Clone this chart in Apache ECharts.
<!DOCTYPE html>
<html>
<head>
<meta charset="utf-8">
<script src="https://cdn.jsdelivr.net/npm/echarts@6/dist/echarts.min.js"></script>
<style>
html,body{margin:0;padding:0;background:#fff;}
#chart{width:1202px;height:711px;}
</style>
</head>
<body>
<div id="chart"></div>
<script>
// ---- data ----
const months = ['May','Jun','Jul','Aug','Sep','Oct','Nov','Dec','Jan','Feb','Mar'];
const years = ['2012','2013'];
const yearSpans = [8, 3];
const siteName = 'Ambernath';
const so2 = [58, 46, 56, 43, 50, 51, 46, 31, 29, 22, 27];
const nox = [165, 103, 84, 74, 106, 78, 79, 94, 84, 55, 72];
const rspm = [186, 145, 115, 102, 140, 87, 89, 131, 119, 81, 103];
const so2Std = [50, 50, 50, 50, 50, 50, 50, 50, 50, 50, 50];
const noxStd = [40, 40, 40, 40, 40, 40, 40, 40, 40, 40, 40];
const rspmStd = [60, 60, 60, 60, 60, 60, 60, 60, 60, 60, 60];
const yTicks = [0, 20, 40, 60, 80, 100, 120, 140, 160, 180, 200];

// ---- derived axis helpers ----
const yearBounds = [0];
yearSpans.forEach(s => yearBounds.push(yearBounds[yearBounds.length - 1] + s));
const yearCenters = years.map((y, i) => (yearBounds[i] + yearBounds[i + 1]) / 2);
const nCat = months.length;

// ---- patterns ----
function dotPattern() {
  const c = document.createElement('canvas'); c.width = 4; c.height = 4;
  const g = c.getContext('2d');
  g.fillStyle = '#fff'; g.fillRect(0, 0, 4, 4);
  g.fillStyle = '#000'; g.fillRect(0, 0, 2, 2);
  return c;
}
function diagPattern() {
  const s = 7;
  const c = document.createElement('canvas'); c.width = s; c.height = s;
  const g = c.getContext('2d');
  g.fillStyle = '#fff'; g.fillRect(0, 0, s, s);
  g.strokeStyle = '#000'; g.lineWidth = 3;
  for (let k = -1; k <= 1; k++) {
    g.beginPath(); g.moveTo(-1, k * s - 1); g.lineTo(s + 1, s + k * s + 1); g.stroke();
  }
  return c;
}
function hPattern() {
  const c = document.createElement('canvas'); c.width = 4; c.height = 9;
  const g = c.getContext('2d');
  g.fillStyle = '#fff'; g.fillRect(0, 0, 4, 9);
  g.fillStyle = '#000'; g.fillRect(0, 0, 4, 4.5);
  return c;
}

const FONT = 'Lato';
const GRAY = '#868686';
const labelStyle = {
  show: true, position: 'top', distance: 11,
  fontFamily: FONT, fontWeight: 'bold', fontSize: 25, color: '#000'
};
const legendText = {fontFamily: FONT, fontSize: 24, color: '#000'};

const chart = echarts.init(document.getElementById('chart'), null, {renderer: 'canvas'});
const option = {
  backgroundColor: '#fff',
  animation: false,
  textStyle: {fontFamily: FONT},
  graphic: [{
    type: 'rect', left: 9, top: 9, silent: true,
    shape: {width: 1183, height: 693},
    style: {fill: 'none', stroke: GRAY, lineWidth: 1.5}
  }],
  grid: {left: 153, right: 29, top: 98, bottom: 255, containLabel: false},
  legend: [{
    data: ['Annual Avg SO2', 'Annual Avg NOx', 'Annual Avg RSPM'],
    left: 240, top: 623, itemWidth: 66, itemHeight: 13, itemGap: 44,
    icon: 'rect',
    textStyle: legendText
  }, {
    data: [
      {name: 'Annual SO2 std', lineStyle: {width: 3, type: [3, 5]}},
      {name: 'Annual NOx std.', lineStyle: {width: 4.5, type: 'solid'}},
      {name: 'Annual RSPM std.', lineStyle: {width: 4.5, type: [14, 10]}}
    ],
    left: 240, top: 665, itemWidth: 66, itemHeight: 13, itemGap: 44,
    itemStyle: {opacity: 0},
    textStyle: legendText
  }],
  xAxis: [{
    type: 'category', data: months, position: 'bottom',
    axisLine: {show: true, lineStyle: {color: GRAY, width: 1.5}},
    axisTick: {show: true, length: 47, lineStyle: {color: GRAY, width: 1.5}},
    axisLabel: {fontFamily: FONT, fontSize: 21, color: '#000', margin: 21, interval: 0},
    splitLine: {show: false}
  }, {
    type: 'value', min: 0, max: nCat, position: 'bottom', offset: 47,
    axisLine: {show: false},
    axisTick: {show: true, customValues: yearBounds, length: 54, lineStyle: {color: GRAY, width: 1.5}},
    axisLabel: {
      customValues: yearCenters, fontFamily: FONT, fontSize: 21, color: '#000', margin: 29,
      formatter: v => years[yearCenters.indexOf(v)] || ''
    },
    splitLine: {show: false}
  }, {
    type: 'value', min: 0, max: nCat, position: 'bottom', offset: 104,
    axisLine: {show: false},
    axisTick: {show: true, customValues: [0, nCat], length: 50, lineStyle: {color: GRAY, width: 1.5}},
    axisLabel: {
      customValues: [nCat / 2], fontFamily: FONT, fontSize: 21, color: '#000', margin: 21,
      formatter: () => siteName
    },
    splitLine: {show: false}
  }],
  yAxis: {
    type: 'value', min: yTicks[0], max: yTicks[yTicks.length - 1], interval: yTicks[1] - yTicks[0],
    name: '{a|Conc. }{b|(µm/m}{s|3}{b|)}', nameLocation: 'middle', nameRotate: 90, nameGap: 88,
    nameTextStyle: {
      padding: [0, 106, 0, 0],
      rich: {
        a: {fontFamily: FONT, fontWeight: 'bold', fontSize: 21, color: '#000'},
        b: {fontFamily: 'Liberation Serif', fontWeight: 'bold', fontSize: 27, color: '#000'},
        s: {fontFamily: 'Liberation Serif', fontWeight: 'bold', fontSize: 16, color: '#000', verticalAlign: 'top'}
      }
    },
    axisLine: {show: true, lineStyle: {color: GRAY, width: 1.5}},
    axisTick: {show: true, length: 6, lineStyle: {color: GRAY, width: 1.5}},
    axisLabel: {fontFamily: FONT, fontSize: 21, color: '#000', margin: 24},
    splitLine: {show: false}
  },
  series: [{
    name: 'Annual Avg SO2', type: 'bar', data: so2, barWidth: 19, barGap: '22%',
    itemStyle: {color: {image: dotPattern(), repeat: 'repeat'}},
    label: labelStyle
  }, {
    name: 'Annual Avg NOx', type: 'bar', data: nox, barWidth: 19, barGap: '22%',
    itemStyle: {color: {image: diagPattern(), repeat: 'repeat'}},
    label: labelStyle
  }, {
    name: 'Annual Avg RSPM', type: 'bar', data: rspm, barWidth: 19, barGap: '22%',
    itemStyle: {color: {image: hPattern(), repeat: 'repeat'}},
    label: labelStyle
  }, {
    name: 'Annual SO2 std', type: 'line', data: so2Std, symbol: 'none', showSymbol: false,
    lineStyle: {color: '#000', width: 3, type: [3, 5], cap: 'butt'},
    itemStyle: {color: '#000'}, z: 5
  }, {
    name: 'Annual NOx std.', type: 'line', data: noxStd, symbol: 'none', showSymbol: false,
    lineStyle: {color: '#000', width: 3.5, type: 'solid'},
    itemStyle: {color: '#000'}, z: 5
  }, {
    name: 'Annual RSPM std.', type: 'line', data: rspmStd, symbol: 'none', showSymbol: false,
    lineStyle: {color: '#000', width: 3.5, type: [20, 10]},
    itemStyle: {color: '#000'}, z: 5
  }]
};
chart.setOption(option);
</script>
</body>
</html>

* Goal
Go back to the listing above and please repeat it exactly.

* Correct answer
Clone this chart in Apache ECharts.
<!DOCTYPE html>
<html>
<head>
<meta charset="utf-8">
<script src="https://cdn.jsdelivr.net/npm/echarts@6/dist/echarts.min.js"></script>
<style>
html,body{margin:0;padding:0;background:#fff;}
#chart{width:1202px;height:711px;}
</style>
</head>
<body>
<div id="chart"></div>
<script>
// ---- data ----
const months = ['May','Jun','Jul','Aug','Sep','Oct','Nov','Dec','Jan','Feb','Mar'];
const years = ['2012','2013'];
const yearSpans = [8, 3];
const siteName = 'Ambernath';
const so2 = [58, 46, 56, 43, 50, 51, 46, 31, 29, 22, 27];
const nox = [165, 103, 84, 74, 106, 78, 79, 94, 84, 55, 72];
const rspm = [186, 145, 115, 102, 140, 87, 89, 131, 119, 81, 103];
const so2Std = [50, 50, 50, 50, 50, 50, 50, 50, 50, 50, 50];
const noxStd = [40, 40, 40, 40, 40, 40, 40, 40, 40, 40, 40];
const rspmStd = [60, 60, 60, 60, 60, 60, 60, 60, 60, 60, 60];
const yTicks = [0, 20, 40, 60, 80, 100, 120, 140, 160, 180, 200];

// ---- derived axis helpers ----
const yearBounds = [0];
yearSpans.forEach(s => yearBounds.push(yearBounds[yearBounds.length - 1] + s));
const yearCenters = years.map((y, i) => (yearBounds[i] + yearBounds[i + 1]) / 2);
const nCat = months.length;

// ---- patterns ----
function dotPattern() {
  const c = document.createElement('canvas'); c.width = 4; c.height = 4;
  const g = c.getContext('2d');
  g.fillStyle = '#fff'; g.fillRect(0, 0, 4, 4);
  g.fillStyle = '#000'; g.fillRect(0, 0, 2, 2);
  return c;
}
function diagPattern() {
  const s = 7;
  const c = document.createElement('canvas'); c.width = s; c.height = s;
  const g = c.getContext('2d');
  g.fillStyle = '#fff'; g.fillRect(0, 0, s, s);
  g.strokeStyle = '#000'; g.lineWidth = 3;
  for (let k = -1; k <= 1; k++) {
    g.beginPath(); g.moveTo(-1, k * s - 1); g.lineTo(s + 1, s + k * s + 1); g.stroke();
  }
  return c;
}
function hPattern() {
  const c = document.createElement('canvas'); c.width = 4; c.height = 9;
  const g = c.getContext('2d');
  g.fillStyle = '#fff'; g.fillRect(0, 0, 4, 9);
  g.fillStyle = '#000'; g.fillRect(0, 0, 4, 4.5);
  return c;
}

const FONT = 'Lato';
const GRAY = '#868686';
const labelStyle = {
  show: true, position: 'top', distance: 11,
  fontFamily: FONT, fontWeight: 'bold', fontSize: 25, color: '#000'
};
const legendText = {fontFamily: FONT, fontSize: 24, color: '#000'};

const chart = echarts.init(document.getElementById('chart'), null, {renderer: 'canvas'});
const option = {
  backgroundColor: '#fff',
  animation: false,
  textStyle: {fontFamily: FONT},
  graphic: [{
    type: 'rect', left: 9, top: 9, silent: true,
    shape: {width: 1183, height: 693},
    style: {fill: 'none', stroke: GRAY, lineWidth: 1.5}
  }],
  grid: {left: 153, right: 29, top: 98, bottom: 255, containLabel: false},
  legend: [{
    data: ['Annual Avg SO2', 'Annual Avg NOx', 'Annual Avg RSPM'],
    left: 240, top: 623, itemWidth: 66, itemHeight: 13, itemGap: 44,
    icon: 'rect',
    textStyle: legendText
  }, {
    data: [
      {name: 'Annual SO2 std', lineStyle: {width: 3, type: [3, 5]}},
      {name: 'Annual NOx std.', lineStyle: {width: 4.5, type: 'solid'}},
      {name: 'Annual RSPM std.', lineStyle: {width: 4.5, type: [14, 10]}}
    ],
    left: 240, top: 665, itemWidth: 66, itemHeight: 13, itemGap: 44,
    itemStyle: {opacity: 0},
    textStyle: legendText
  }],
  xAxis: [{
    type: 'category', data: months, position: 'bottom',
    axisLine: {show: true, lineStyle: {color: GRAY, width: 1.5}},
    axisTick: {show: true, length: 47, lineStyle: {color: GRAY, width: 1.5}},
    axisLabel: {fontFamily: FONT, fontSize: 21, color: '#000', margin: 21, interval: 0},
    splitLine: {show: false}
  }, {
    type: 'value', min: 0, max: nCat, position: 'bottom', offset: 47,
    axisLine: {show: false},
    axisTick: {show: true, customValues: yearBounds, length: 54, lineStyle: {color: GRAY, width: 1.5}},
    axisLabel: {
      customValues: yearCenters, fontFamily: FONT, fontSize: 21, color: '#000', margin: 29,
      formatter: v => years[yearCenters.indexOf(v)] || ''
    },
    splitLine: {show: false}
  }, {
    type: 'value', min: 0, max: nCat, position: 'bottom', offset: 104,
    axisLine: {show: false},
    axisTick: {show: true, customValues: [0, nCat], length: 50, lineStyle: {color: GRAY, width: 1.5}},
    axisLabel: {
      customValues: [nCat / 2], fontFamily: FONT, fontSize: 21, color: '#000', margin: 21,
      formatter: () => siteName
    },
    splitLine: {show: false}
  }],
  yAxis: {
    type: 'value', min: yTicks[0], max: yTicks[yTicks.length - 1], interval: yTicks[1] - yTicks[0],
    name: '{a|Conc. }{b|(µm/m}{s|3}{b|)}', nameLocation: 'middle', nameRotate: 90, nameGap: 88,
    nameTextStyle: {
      padding: [0, 106, 0, 0],
      rich: {
        a: {fontFamily: FONT, fontWeight: 'bold', fontSize: 21, color: '#000'},
        b: {fontFamily: 'Liberation Serif', fontWeight: 'bold', fontSize: 27, color: '#000'},
        s: {fontFamily: 'Liberation Serif', fontWeight: 'bold', fontSize: 16, color: '#000', verticalAlign: 'top'}
      }
    },
    axisLine: {show: true, lineStyle: {color: GRAY, width: 1.5}},
    axisTick: {show: true, length: 6, lineStyle: {color: GRAY, width: 1.5}},
    axisLabel: {fontFamily: FONT, fontSize: 21, color: '#000', margin: 24},
    splitLine: {show: false}
  },
  series: [{
    name: 'Annual Avg SO2', type: 'bar', data: so2, barWidth: 19, barGap: '22%',
    itemStyle: {color: {image: dotPattern(), repeat: 'repeat'}},
    label: labelStyle
  }, {
    name: 'Annual Avg NOx', type: 'bar', data: nox, barWidth: 19, barGap: '22%',
    itemStyle: {color: {image: diagPattern(), repeat: 'repeat'}},
    label: labelStyle
  }, {
    name: 'Annual Avg RSPM', type: 'bar', data: rspm, barWidth: 19, barGap: '22%',
    itemStyle: {color: {image: hPattern(), repeat: 'repeat'}},
    label: labelStyle
  }, {
    name: 'Annual SO2 std', type: 'line', data: so2Std, symbol: 'none', showSymbol: false,
    lineStyle: {color: '#000', width: 3, type: [3, 5], cap: 'butt'},
    itemStyle: {color: '#000'}, z: 5
  }, {
    name: 'Annual NOx std.', type: 'line', data: noxStd, symbol: 'none', showSymbol: false,
    lineStyle: {color: '#000', width: 3.5, type: 'solid'},
    itemStyle: {color: '#000'}, z: 5
  }, {
    name: 'Annual RSPM std.', type: 'line', data: rspmStd, symbol: 'none', showSymbol: false,
    lineStyle: {color: '#000', width: 3.5, type: [20, 10]},
    itemStyle: {color: '#000'}, z: 5
  }]
};
chart.setOption(option);
</script>
</body>
</html>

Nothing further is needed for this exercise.